**WHAT NEEDS TO BE DONE:**
Reproduce the listing below in full and without alteration, apart from its pictures.
— Start MATERIAL PROVIDED —
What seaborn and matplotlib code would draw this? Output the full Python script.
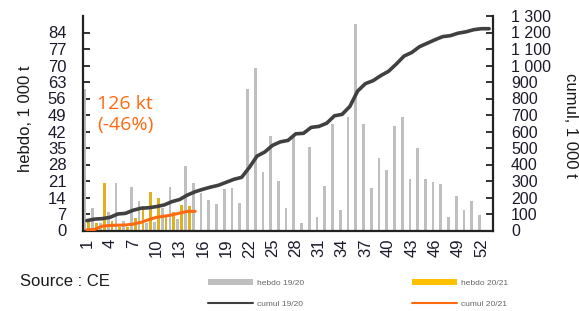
import matplotlib
matplotlib.use("Agg")
import matplotlib.pyplot as plt
import seaborn as sns
import pandas as pd
import numpy as np
from matplotlib.patches import Patch
from matplotlib.lines import Line2D

weeks = list(range(1, 54))
hebdo_1920 = [60, 9.5, 3, 8, 20, 4, 18.5, 12.5, 3, 3.5, 9.5, 18.5, 5, 27.5, 20.3,
              15.8, 13, 11.1, 17.5, 18.2, 11.8, 60.2, 68.9, 24.7, 39.9, 21.1, 9.4,
              39.9, 3, 35.6, 5.9, 18.9, 45, 8.7, 48, 87.6, 45, 18.2, 30.6, 25.6,
              44.4, 48, 21.7, 34.9, 21.8, 20.4, 19.8, 5.9, 14.6, 8.8, 12.4, 6.6, 0]
hebdo_2021 = [3.5, 3, 20, 4, 1.5, 1.5, 5.5, 10.5, 16.5, 14, 6.5, 8, 11, 10.5, 0]
cumul_1920 = [60, 69, 72, 80, 100, 104, 123, 135, 138, 145, 155, 175, 188, 215, 235,
              250, 263, 274, 292, 310, 322, 382, 451, 476, 516, 537, 546, 586, 589,
              625, 631, 650, 695, 704, 752, 845, 890, 908, 939, 965, 1009, 1057,
              1079, 1114, 1135, 1156, 1175, 1181, 1196, 1204, 1217, 1223, 1223]
cumul_2021 = [3.5, 6.5, 26.5, 30.5, 32, 33.5, 39, 49.5, 66, 80, 86.5, 94.5, 105.5, 116, 116]
left_ticks = list(range(0, 85, 7))
right_ticks = list(range(0, 1301, 100))
right_labels = ["0", "100", "200", "300", "400", "500", "600", "700", "800", "900",
                "1 000", "1 100", "1 200", "1 300"]
xtick_weeks = list(range(1, 53, 3))

sns.set_style("white")
plt.rcParams["font.family"] = ["Liberation Sans", "DejaVu Sans"]

GRAY = "#bfbfbf"
YELLOW = "#ffc000"
DARK = "#404040"
ORANGE = "#ff6a10"

n = len(weeks)
y2021_full = hebdo_2021 + [0] * (n - len(hebdo_2021))
df = pd.DataFrame({
    "week": [str(w) for w in weeks] * 2,
    "serie": ["hebdo 19/20"] * n + ["hebdo 20/21"] * n,
    "val": hebdo_1920 + y2021_full,
})

fig = plt.figure(figsize=(5.79, 3.11), dpi=100)
ax = fig.add_axes([83 / 579, 80.5 / 311, 410 / 579, 214.5 / 311])

sns.barplot(data=df, x="week", y="val", hue="serie", order=[str(w) for w in weeks],
            hue_order=["hebdo 19/20", "hebdo 20/21"],
            palette=[GRAY, YELLOW], width=0.98, gap=0.28, linewidth=0,
            legend=False, ax=ax, errorbar=None)
ax.set_xlim(-0.5, n - 0.5)
ax.set_ylim(0, 91)
ax.set_yticks(left_ticks)
ax.set_yticklabels([str(t) for t in left_ticks], fontsize=12, color="#1a1a2a")
ax.set_xticks([w - 1 for w in xtick_weeks])
ax.set_xticklabels([str(w) for w in xtick_weeks], rotation=90, fontsize=12, color="#1a1a2a")
ax.tick_params(axis="y", direction="in", length=5, width=1.3, pad=12, color="#222222")
ax.tick_params(axis="x", length=0, pad=6)
ax.set_xlabel("")
ax.set_ylabel("hebdo, 1 000 t", fontsize=12, color="#1a1a1a")
ax.yaxis.set_label_coords((33 - 83) / 410, 0.52)
for s in ["top", "right"]:
    ax.spines[s].set_visible(False)
for s in ["left", "bottom"]:
    ax.spines[s].set_color("#222222")
    ax.spines[s].set_linewidth(1.6)

ax2 = ax.twinx()
x_1920 = [w - 1 for w in weeks]
x_2021 = [w - 1 for w in weeks[:len(cumul_2021)]]
sns.lineplot(x=x_1920, y=cumul_1920, color=DARK, linewidth=2.6, ax=ax2)
sns.lineplot(x=x_2021, y=cumul_2021, color=ORANGE, linewidth=2.2, ax=ax2)
ax2.set_ylim(0, 1300)
ax2.set_yticks(right_ticks)
ax2.set_yticklabels(right_labels, fontsize=11.5, color="#1a1a2a")
ax2.tick_params(axis="y", direction="in", length=5, width=1.3, pad=13, color="#222222")
ax2.set_ylabel("cumul, 1 000 t", fontsize=12, color="#1a1a1a", rotation=270, va="center")
ax2.yaxis.set_label_coords((571 - 83) / 410, 0.49)
ax2.spines["top"].set_visible(False)
ax2.spines["left"].set_visible(False)
ax2.spines["bottom"].set_visible(False)
ax2.spines["right"].set_color("#222222")
ax2.spines["right"].set_linewidth(1.6)
ax2.set_xlim(-0.5, n - 0.5)

ax.text(0.035, 0.54, "126 kt\n(-46%)", transform=ax.transAxes, fontsize=14,
        color=ORANGE, ha="left", va="center", linespacing=1.2,
        family=["Open Sans", "DejaVu Sans"])

fig.text(20 / 579, 1 - 282 / 311, "Source : CE", fontsize=12, color="#1a1a1a",
         ha="left", va="center")

handles = [Patch(facecolor=GRAY, edgecolor="none"),
           Line2D([0], [0], color=DARK, lw=1.5),
           Patch(facecolor=YELLOW, edgecolor="none"),
           Line2D([0], [0], color=ORANGE, lw=1.5)]
labels = ["hebdo 19/20", "cumul 19/20", "hebdo 20/21", "cumul 20/21"]
fig.legend(handles, labels, ncol=2, loc="center", bbox_to_anchor=(358 / 579, 1 - 293.5 / 311),
           frameon=False, fontsize=6, labelcolor="#666666", handlelength=5.4,
           handleheight=0.7, columnspacing=13, labelspacing=1.5, handletextpad=0.5)

fig.savefig("out.png", dpi=100)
— End MATERIAL PROVIDED —
**SOLVED PROBLEM:**
What seaborn and matplotlib code would draw this? Output the full Python script.
import matplotlib
matplotlib.use("Agg")
import matplotlib.pyplot as plt
import seaborn as sns
import pandas as pd
import numpy as np
from matplotlib.patches import Patch
from matplotlib.lines import Line2D

weeks = list(range(1, 54))
hebdo_1920 = [60, 9.5, 3, 8, 20, 4, 18.5, 12.5, 3, 3.5, 9.5, 18.5, 5, 27.5, 20.3,
              15.8, 13, 11.1, 17.5, 18.2, 11.8, 60.2, 68.9, 24.7, 39.9, 21.1, 9.4,
              39.9, 3, 35.6, 5.9, 18.9, 45, 8.7, 48, 87.6, 45, 18.2, 30.6, 25.6,
              44.4, 48, 21.7, 34.9, 21.8, 20.4, 19.8, 5.9, 14.6, 8.8, 12.4, 6.6, 0]
hebdo_2021 = [3.5, 3, 20, 4, 1.5, 1.5, 5.5, 10.5, 16.5, 14, 6.5, 8, 11, 10.5, 0]
cumul_1920 = [60, 69, 72, 80, 100, 104, 123, 135, 138, 145, 155, 175, 188, 215, 235,
              250, 263, 274, 292, 310, 322, 382, 451, 476, 516, 537, 546, 586, 589,
              625, 631, 650, 695, 704, 752, 845, 890, 908, 939, 965, 1009, 1057,
              1079, 1114, 1135, 1156, 1175, 1181, 1196, 1204, 1217, 1223, 1223]
cumul_2021 = [3.5, 6.5, 26.5, 30.5, 32, 33.5, 39, 49.5, 66, 80, 86.5, 94.5, 105.5, 116, 116]
left_ticks = list(range(0, 85, 7))
right_ticks = list(range(0, 1301, 100))
right_labels = ["0", "100", "200", "300", "400", "500", "600", "700", "800", "900",
                "1 000", "1 100", "1 200", "1 300"]
xtick_weeks = list(range(1, 53, 3))

sns.set_style("white")
plt.rcParams["font.family"] = ["Liberation Sans", "DejaVu Sans"]

GRAY = "#bfbfbf"
YELLOW = "#ffc000"
DARK = "#404040"
ORANGE = "#ff6a10"

n = len(weeks)
y2021_full = hebdo_2021 + [0] * (n - len(hebdo_2021))
df = pd.DataFrame({
    "week": [str(w) for w in weeks] * 2,
    "serie": ["hebdo 19/20"] * n + ["hebdo 20/21"] * n,
    "val": hebdo_1920 + y2021_full,
})

fig = plt.figure(figsize=(5.79, 3.11), dpi=100)
ax = fig.add_axes([83 / 579, 80.5 / 311, 410 / 579, 214.5 / 311])

sns.barplot(data=df, x="week", y="val", hue="serie", order=[str(w) for w in weeks],
            hue_order=["hebdo 19/20", "hebdo 20/21"],
            palette=[GRAY, YELLOW], width=0.98, gap=0.28, linewidth=0,
            legend=False, ax=ax, errorbar=None)
ax.set_xlim(-0.5, n - 0.5)
ax.set_ylim(0, 91)
ax.set_yticks(left_ticks)
ax.set_yticklabels([str(t) for t in left_ticks], fontsize=12, color="#1a1a2a")
ax.set_xticks([w - 1 for w in xtick_weeks])
ax.set_xticklabels([str(w) for w in xtick_weeks], rotation=90, fontsize=12, color="#1a1a2a")
ax.tick_params(axis="y", direction="in", length=5, width=1.3, pad=12, color="#222222")
ax.tick_params(axis="x", length=0, pad=6)
ax.set_xlabel("")
ax.set_ylabel("hebdo, 1 000 t", fontsize=12, color="#1a1a1a")
ax.yaxis.set_label_coords((33 - 83) / 410, 0.52)
for s in ["top", "right"]:
    ax.spines[s].set_visible(False)
for s in ["left", "bottom"]:
    ax.spines[s].set_color("#222222")
    ax.spines[s].set_linewidth(1.6)

ax2 = ax.twinx()
x_1920 = [w - 1 for w in weeks]
x_2021 = [w - 1 for w in weeks[:len(cumul_2021)]]
sns.lineplot(x=x_1920, y=cumul_1920, color=DARK, linewidth=2.6, ax=ax2)
sns.lineplot(x=x_2021, y=cumul_2021, color=ORANGE, linewidth=2.2, ax=ax2)
ax2.set_ylim(0, 1300)
ax2.set_yticks(right_ticks)
ax2.set_yticklabels(right_labels, fontsize=11.5, color="#1a1a2a")
ax2.tick_params(axis="y", direction="in", length=5, width=1.3, pad=13, color="#222222")
ax2.set_ylabel("cumul, 1 000 t", fontsize=12, color="#1a1a1a", rotation=270, va="center")
ax2.yaxis.set_label_coords((571 - 83) / 410, 0.49)
ax2.spines["top"].set_visible(False)
ax2.spines["left"].set_visible(False)
ax2.spines["bottom"].set_visible(False)
ax2.spines["right"].set_color("#222222")
ax2.spines["right"].set_linewidth(1.6)
ax2.set_xlim(-0.5, n - 0.5)

ax.text(0.035, 0.54, "126 kt\n(-46%)", transform=ax.transAxes, fontsize=14,
        color=ORANGE, ha="left", va="center", linespacing=1.2,
        family=["Open Sans", "DejaVu Sans"])

fig.text(20 / 579, 1 - 282 / 311, "Source : CE", fontsize=12, color="#1a1a1a",
         ha="left", va="center")

handles = [Patch(facecolor=GRAY, edgecolor="none"),
           Line2D([0], [0], color=DARK, lw=1.5),
           Patch(facecolor=YELLOW, edgecolor="none"),
           Line2D([0], [0], color=ORANGE, lw=1.5)]
labels = ["hebdo 19/20", "cumul 19/20", "hebdo 20/21", "cumul 20/21"]
fig.legend(handles, labels, ncol=2, loc="center", bbox_to_anchor=(358 / 579, 1 - 293.5 / 311),
           frameon=False, fontsize=6, labelcolor="#666666", handlelength=5.4,
           handleheight=0.7, columnspacing=13, labelspacing=1.5, handletextpad=0.5)

fig.savefig("out.png", dpi=100)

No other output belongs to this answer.